Evelyn Terry, NC House District 71 candidate:
“I have a stellar reputation for in this community for community service. I am not running for self; I am running for service. When you provided service to multiple citizens throughout your tenure, then the idea of being able to serve in the state legislature is just one more step toward being a servant of the people.”
Elisabeth Motsinger, 5th Congressional District candidate:
“My opponent, Ms. [Virginia] Foxx, has a war chest of $1.5 million before she’s begun. I’m not going to be able to match that. I’m not going to be able to be another Goliath to that Goliath. My interest is in being as good a David as I possibly can up against Ms. Foxx.”

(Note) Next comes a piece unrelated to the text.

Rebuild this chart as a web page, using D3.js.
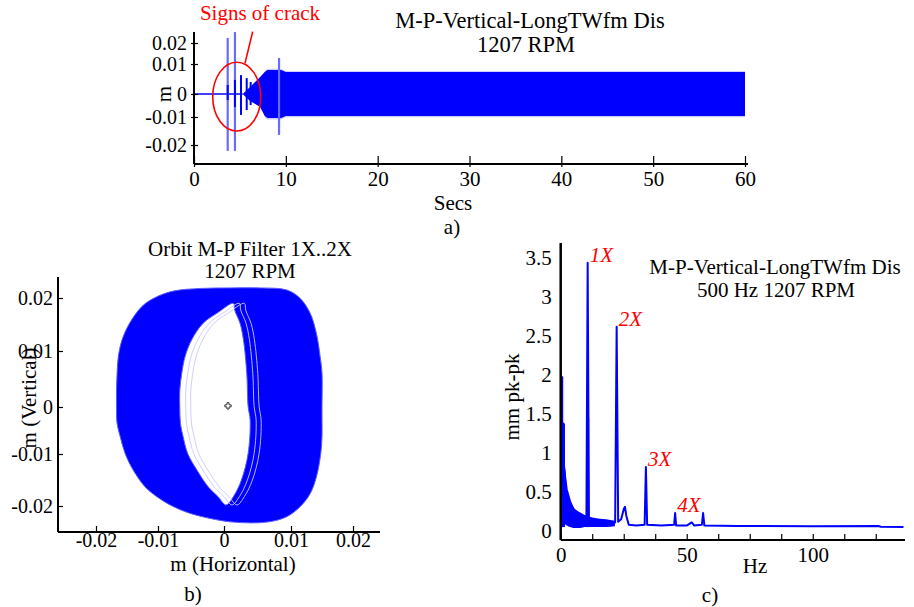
<!DOCTYPE html>
<html><head><meta charset="utf-8">
<script src="https://cdn.jsdelivr.net/npm/d3@7"></script>
<style>
body{margin:0;background:#fff}
svg{display:block}
text{font-family:"Liberation Serif","Times New Roman",serif;fill:#000}
</style>
</head><body>
<svg id="chart" width="914" height="607"></svg>
<script>
// ---------- Panel a : time waveform ----------
const aYTickValues = [0.02, 0.01, 0, -0.01, -0.02];
const aYTickLabels = ["0.02", "0.01", "0", "-0.01", "-0.02"];
const aXTickValues = [0, 10, 20, 30, 40, 50, 60];
const aEnvTime  = [5.3, 6.1, 7.2, 7.7, 8.0, 9.5, 10.0, 60];
const aEnvUpper = [0, 0.0023, 0.0057, 0.0073, 0.0080, 0.0080, 0.0073, 0.0073];
const aEnvLower = [0, -0.0030, -0.0057, -0.0096, -0.0104, -0.0104, -0.0096, -0.0096];
const aBaseTime = [0, 5.3];
const aTallSpikeTime = [3.67, 4.46, 9.26];
const aTallSpikeHigh = [0.0224, 0.0252, 0.0129];
const aTallSpikeLow  = [-0.0221, -0.0221, -0.0164];
const aSpikeTime = [3.67, 4.46, 5.12, 5.74, 6.17];
const aSpikeHigh = [0.0030, 0.0047, 0.0063, 0.0053, 0.0040];
const aSpikeLow  = [-0.0026, -0.0057, -0.0091, -0.0070, -0.0048];
const aCrackBox = {t0: 2.04, t1: 7.27, vTop: 0.0108, vBottom: -0.0150};
const aCrackLeader = [[5.55, 0.0103], [6.39, 0.0254]];

// ---------- Panel b : orbit ----------
const bTickValues = [-0.02, -0.01, 0, 0.01, 0.02];
const bTickLabels = ["-0.02", "-0.01", "0", "0.01", "0.02"];
const bOuterX = [-0.0077,-0.0106,-0.0126,-0.0146,-0.0158,-0.0164,-0.0166,-0.0167,-0.0167,-0.0166,-0.0161,-0.0153,-0.0140,-0.0121,-0.0102,-0.0077,-0.0052,-0.0021,0.0014,0.0064,0.0093,0.0115,0.0131,0.0141,0.0148,0.0150,0.0150,0.0150,0.0150,0.0147,0.0141,0.0131,0.0115,0.0094,0.0054,0.0009,-0.0036];
const bOuterY = [0.0213,0.0200,0.0184,0.0152,0.0121,0.0090,0.0060,0.0030,0.0001,-0.0035,-0.0063,-0.0099,-0.0131,-0.0163,-0.0182,-0.0201,-0.0214,-0.0224,-0.0231,-0.0231,-0.0221,-0.0201,-0.0176,-0.0144,-0.0099,-0.0063,-0.0028,0.0001,0.0060,0.0090,0.0133,0.0171,0.0199,0.0215,0.0219,0.0219,0.0218];
const bInnerX = [0.0014,-0.0011,-0.0032,-0.0049,-0.0059,-0.0064,-0.0067,-0.0067,-0.0066,-0.0062,-0.0055,-0.0041,-0.0024,-0.0009,0.0003,0.0014,0.0026,0.0036,0.0039,0.0036,0.0034,0.0029,0.0024,0.0016];
const bInnerY = [0.0190,0.0171,0.0152,0.0121,0.0090,0.0060,0.0030,0.0001,-0.0035,-0.0063,-0.0099,-0.0131,-0.0163,-0.0182,-0.0198,-0.0182,-0.0150,-0.0099,-0.0028,0.0001,0.0060,0.0121,0.0152,0.0177];
const bCenter = [0.0006, 0.0002];

// ---------- Panel c : spectrum ----------
const cYTickValues = [0, 0.5, 1, 1.5, 2, 2.5, 3, 3.5];
const cYTickLabels = ["0", "0.5", "1", "1.5", "2", "2.5", "3", "3.5"];
const cXTickValues = [0, 12.5, 25, 37.5, 50, 62.5, 75, 87.5, 100, 112.5, 125];
const cXTickLabels = ["0", "", "", "", "50", "", "", "", "100", "", ""];
const cSpecHz  = [0.1, 0.3, 0.6, 0.9, 1.2, 1.5, 2.4, 3.7, 5.0, 7.6, 10.2, 10.7, 11.2, 14, 18, 21.6, 22.2, 22.8, 24, 25, 25.5, 26, 27, 30, 33.3, 33.8, 34.3, 40, 45, 45.4, 45.8, 50, 52, 53, 56, 56.5, 57, 70, 100, 126, 127, 136];
const cSpecVal = [0.3, 1.98, 1.2, 1.38, 0.9, 0.75, 0.53, 0.38, 0.28, 0.20, 0.16, 3.44, 0.15, 0.12, 0.11, 0.11, 2.62, 0.12, 0.15, 0.28, 0.31, 0.20, 0.08, 0.07, 0.08, 0.82, 0.08, 0.07, 0.08, 0.23, 0.07, 0.07, 0.11, 0.07, 0.08, 0.23, 0.07, 0.065, 0.06, 0.065, 0.055, 0.05];
const cNoiseHz    = [0.6, 1.3, 2.0, 2.4, 3.7, 5.0, 7.6, 10.0, 13, 18, 21.5];
const cNoiseUpper = [1.4, 0.9, 0.74, 0.53, 0.40, 0.31, 0.24, 0.20, 0.17, 0.15, 0.13];
const cNoiseLower = [0.10, 0.09, 0.08, 0.07, 0.05, 0.04, 0.04, 0.05, 0.05, 0.05, 0.06];
const cBaseHz  = [0.4, 1.1, 10.7];
const cBaseVal = [1.98, 1.38, 1.45];
const cHarmHz    = [10.7, 22.2, 33.8, 45.4];
const cHarmVal   = [3.44, 2.62, 0.82, 0.23];
const cHarmLabel = ["1X", "2X", "3X", "4X"];

const BLUE = "#0000ff";
const svg = d3.select("#chart");

function txt(g, x, y, s, opts = {}) {
  const t = g.append("text").attr("x", x).attr("y", y).text(s)
    .attr("font-size", opts.size || 21)
    .attr("text-anchor", opts.anchor || "middle");
  if (opts.fill) t.style("fill", opts.fill);
  if (opts.italic) t.attr("font-style", "italic");
  if (opts.rotate) t.attr("transform", `rotate(-90,${x},${y})`);
  return t;
}
function styleTicks(sel, size) {
  sel.attr("font-size", size).attr("font-family", "Liberation Serif");
}

// ===== Panel a =====
{
  const g = svg.append("g");
  const x = d3.scaleLinear().domain([0, 60]).range([194, 745]);
  const y = d3.scaleLinear().domain([-0.02, -0.01, 0, 0.01, 0.02]).range([145, 117, 94, 64, 43]);
  const axisY = 164, axisTop = 32;

  g.append("line").attr("x1", x(aBaseTime[0])).attr("x2", x(aBaseTime[1]))
    .attr("y1", y(0)).attr("y2", y(0)).attr("stroke", BLUE).attr("stroke-width", 1.5);

  const env = aEnvTime.map((t, i) => ({t, u: aEnvUpper[i], l: aEnvLower[i]}));
  g.append("path").datum(env.slice(3))
    .attr("d", d3.area().x(d => x(d.t)).y0(d => y(d.l - 0.0005)).y1(d => y(d.u + 0.0004)))
    .attr("fill", "#8f8fff").attr("opacity", 0.45);
  g.append("path").datum(env)
    .attr("d", d3.area().x(d => x(d.t)).y0(d => y(d.l)).y1(d => y(d.u)))
    .attr("fill", BLUE);

  aTallSpikeTime.forEach((t, i) => {
    g.append("line").attr("x1", x(t)).attr("x2", x(t))
      .attr("y1", y(aTallSpikeHigh[i])).attr("y2", y(aTallSpikeLow[i]))
      .attr("stroke", "#6a6aff").attr("stroke-width", 2.2);
  });
  aSpikeTime.forEach((t, i) => {
    g.append("line").attr("x1", x(t)).attr("x2", x(t))
      .attr("y1", y(aSpikeHigh[i])).attr("y2", y(aSpikeLow[i]))
      .attr("stroke", BLUE).attr("stroke-width", 2);
  });

  const ya = g.append("g").attr("transform", `translate(${x(0)},0)`)
    .call(d3.axisLeft(y).tickValues(aYTickValues).tickFormat((d, i) => aYTickLabels[i]));
  ya.select(".domain").remove();
  ya.selectAll("line").attr("x1", -3).attr("x2", 4).attr("stroke-width", 1.2);
  styleTicks(ya.selectAll("text").attr("x", -7), 20);
  g.append("line").attr("x1", x(0)).attr("x2", x(0)).attr("y1", axisTop).attr("y2", axisY)
    .attr("stroke", "#000").attr("stroke-width", 2);

  const xa = g.append("g").attr("transform", `translate(0,${axisY})`)
    .call(d3.axisBottom(x).tickValues(aXTickValues).tickFormat(d3.format("d")));
  xa.select(".domain").remove();
  xa.selectAll("line").attr("y1", 3).attr("y2", -8).attr("stroke-width", 1.2);
  styleTicks(xa.selectAll("text").attr("y", 22).attr("dy", 0), 21);
  g.append("line").attr("x1", x(0)).attr("x2", 748).attr("y1", axisY).attr("y2", axisY)
    .attr("stroke", "#000").attr("stroke-width", 2);

  txt(g, 171, 94, "m", {rotate: true});
  txt(g, 453, 210, "Secs");
  txt(g, 452, 234, "a)");
  txt(g, 530, 28, "M-P-Vertical-LongTWfm Dis", {size: 22.5});
  txt(g, 526, 52, "1207 RPM", {size: 22.5});

  const cb = aCrackBox;
  g.append("ellipse")
    .attr("cx", (x(cb.t0) + x(cb.t1)) / 2).attr("cy", (y(cb.vTop) + y(cb.vBottom)) / 2)
    .attr("rx", (x(cb.t1) - x(cb.t0)) / 2).attr("ry", (y(cb.vBottom) - y(cb.vTop)) / 2)
    .attr("fill", "none").attr("stroke", "#ff0000").attr("stroke-width", 1.6);
  g.append("line")
    .attr("x1", x(aCrackLeader[0][0])).attr("y1", y(aCrackLeader[0][1]))
    .attr("x2", x(aCrackLeader[1][0])).attr("y2", y(aCrackLeader[1][1]))
    .attr("stroke", "#ff0000").attr("stroke-width", 1.6);
  txt(g, 260, 20, "Signs of crack", {fill: "#ff0000"});
}

// ===== Panel b =====
{
  const g = svg.append("g");
  const x = d3.scaleLinear().domain([-0.02, -0.01, 0, 0.01, 0.02]).range([96, 158, 224, 291, 353]);
  const y = d3.scaleLinear().domain([0.02, 0.01, 0, -0.01, -0.02]).range([298, 351, 407, 454, 506]);
  const axX = 58, axY = 532;

  const outer = bOuterX.map((v, i) => [v, bOuterY[i]]);
  const inner = bInnerX.map((v, i) => [v, bInnerY[i]]);
  const line = d3.line().x(d => x(d[0])).y(d => y(d[1])).curve(d3.curveCatmullRomClosed.alpha(0.5));
  g.append("path").attr("d", line(outer) + line(inner))
    .attr("fill", BLUE).attr("fill-rule", "evenodd")
    .attr("stroke", "#5a5aff").attr("stroke-width", 1);
  [6, 11].forEach(dx => {
    g.append("path").attr("d", line(inner)).attr("transform", `translate(${dx},0)`)
      .attr("fill", "none").attr("stroke", "#c8c8ff").attr("stroke-width", 0.9);
  });

  g.append("path").attr("d", d3.symbol(d3.symbolCross, 22)())
    .attr("transform", `translate(${x(bCenter[0])},${y(bCenter[1])})`)
    .attr("fill", "none").attr("stroke", "#333").attr("stroke-width", 1);

  const ya = g.append("g").attr("transform", `translate(${axX},0)`)
    .call(d3.axisLeft(y).tickValues(bTickValues).tickFormat((d, i) => bTickLabels[i]));
  ya.select(".domain").remove();
  ya.selectAll("line").attr("x1", 0).attr("x2", 5).attr("stroke-width", 1.2);
  styleTicks(ya.selectAll("text").attr("x", -5), 20);
  g.append("line").attr("x1", axX).attr("x2", axX).attr("y1", 277).attr("y2", axY)
    .attr("stroke", "#000").attr("stroke-width", 2);

  const xa = g.append("g").attr("transform", `translate(0,${axY})`)
    .call(d3.axisBottom(x).tickValues(bTickValues).tickFormat((d, i) => bTickLabels[i]));
  xa.select(".domain").remove();
  xa.selectAll("line").attr("y1", 0).attr("y2", -6).attr("stroke-width", 1.2);
  styleTicks(xa.selectAll("text").attr("y", 15).attr("dy", 0), 20);
  g.append("line").attr("x1", axX).attr("x2", 380).attr("y1", axY).attr("y2", axY)
    .attr("stroke", "#000").attr("stroke-width", 2);

  txt(g, 250, 256, "Orbit M-P Filter 1X..2X");
  txt(g, 250, 278, "1207 RPM");
  txt(g, 233, 571, "m (Horizontal)");
  txt(g, 193, 601, "b)");
  txt(g, 36, 398, "m (Vertical)", {rotate: true});
}

// ===== Panel c =====
{
  const g = svg.append("g");
  const x = d3.scaleLinear().domain([0, 136.6]).range([560.7, 905]);
  const y = d3.scaleLinear().domain([0, 3.5]).range([531, 258]);
  const axY = 540;

  const noise = cNoiseHz.map((h, i) => ({h, u: cNoiseUpper[i], l: cNoiseLower[i]}));
  g.append("path").datum(noise)
    .attr("d", d3.area().x(d => x(d.h)).y0(d => y(d.l)).y1(d => y(d.u)).curve(d3.curveMonotoneX))
    .attr("fill", BLUE);
  const spec = cSpecHz.map((h, i) => [h, cSpecVal[i]]);
  g.append("path").datum(spec)
    .attr("d", d3.line().x(d => x(d[0])).y(d => y(d[1])))
    .attr("fill", "none").attr("stroke", BLUE).attr("stroke-width", 2).attr("stroke-linejoin", "round");
  cBaseHz.forEach((h, i) => {
    g.append("line").attr("x1", x(h)).attr("x2", x(h)).attr("y1", y(cBaseVal[i])).attr("y2", y(0.05))
      .attr("stroke", BLUE).attr("stroke-width", 3);
  });

  cHarmHz.forEach((h, i) => {
    txt(g, x(h) + 2, y(cHarmVal[i]) - 1, cHarmLabel[i], {anchor: "start", italic: true, fill: "#ff0000"});
  });

  const ya = g.append("g").attr("transform", `translate(${x(0)},0)`)
    .call(d3.axisLeft(y).tickValues(cYTickValues).tickSize(0).tickFormat((d, i) => cYTickLabels[i]));
  ya.select(".domain").remove();
  styleTicks(ya.selectAll("text").attr("x", -9), 21);
  g.append("line").attr("x1", x(0)).attr("x2", x(0)).attr("y1", 243).attr("y2", axY)
    .attr("stroke", "#000").attr("stroke-width", 2.5);

  const xa = g.append("g").attr("transform", `translate(0,${axY})`)
    .call(d3.axisBottom(x).tickValues(cXTickValues).tickFormat((d, i) => cXTickLabels[i]));
  xa.select(".domain").remove();
  xa.selectAll("line").attr("y1", 0).attr("y2", -6).attr("stroke-width", 1.2);
  styleTicks(xa.selectAll("text").attr("y", 22).attr("dy", 0), 21);
  g.append("line").attr("x1", x(0)).attr("x2", 905).attr("y1", axY).attr("y2", axY)
    .attr("stroke", "#000").attr("stroke-width", 2);

  txt(g, 775, 274, "M-P-Vertical-LongTWfm Dis");
  txt(g, 776, 297, "500 Hz 1207 RPM");
  txt(g, 755, 573, "Hz");
  txt(g, 710, 602, "c)");
  txt(g, 519, 397, "mm pk-pk", {rotate: true});
}
</script>
</body></html>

“I believe that we have to have an economy that’s fair for all people. And right now we don’t have that economy. Right now, half of all citizens – all of the citizens of the United States – are either low income or poverty. That’s not an equitable economy at all. We have to support education – in particular, public education because public education is the one way that all people get an opportunity to become successful, and to become involved, engaged citizens.”
Dr. Bruce Peller, 5th Congressional District candidate:
“In my fifties I married a powerful Hispanic woman who is beautiful and wonderful in many ways. But the fact is – she’s a dentist – she experiences ethnic discrimination on a regular basis. And so, in turn, my own passions have evolved and I will fight for the DREAM Act and I will stand against the marriage amendment.
“I stand before you today unexpectedly fighting for my own dignity because of my gender. My opponent, Elisabeth Motsinger, has chosen to build a central thesis of her candidacy around her gender. She keeps repeating in this race against Virginia Foxx it is highly unlikely male can challenge her successfully and that’s it’s a woman’s turn. My name is Bruce Gary Peller, and today I’m going to tell you why I believe that I’m the person you want to send to run against Virginia Foxx in November. Within the Democratic Party, as it should be everywhere, our principles charge us with responsibility to judge our candidates as human beings. I judge people by the content of their hearts, not their religion, the color of their skin, their country of origin or their gender.”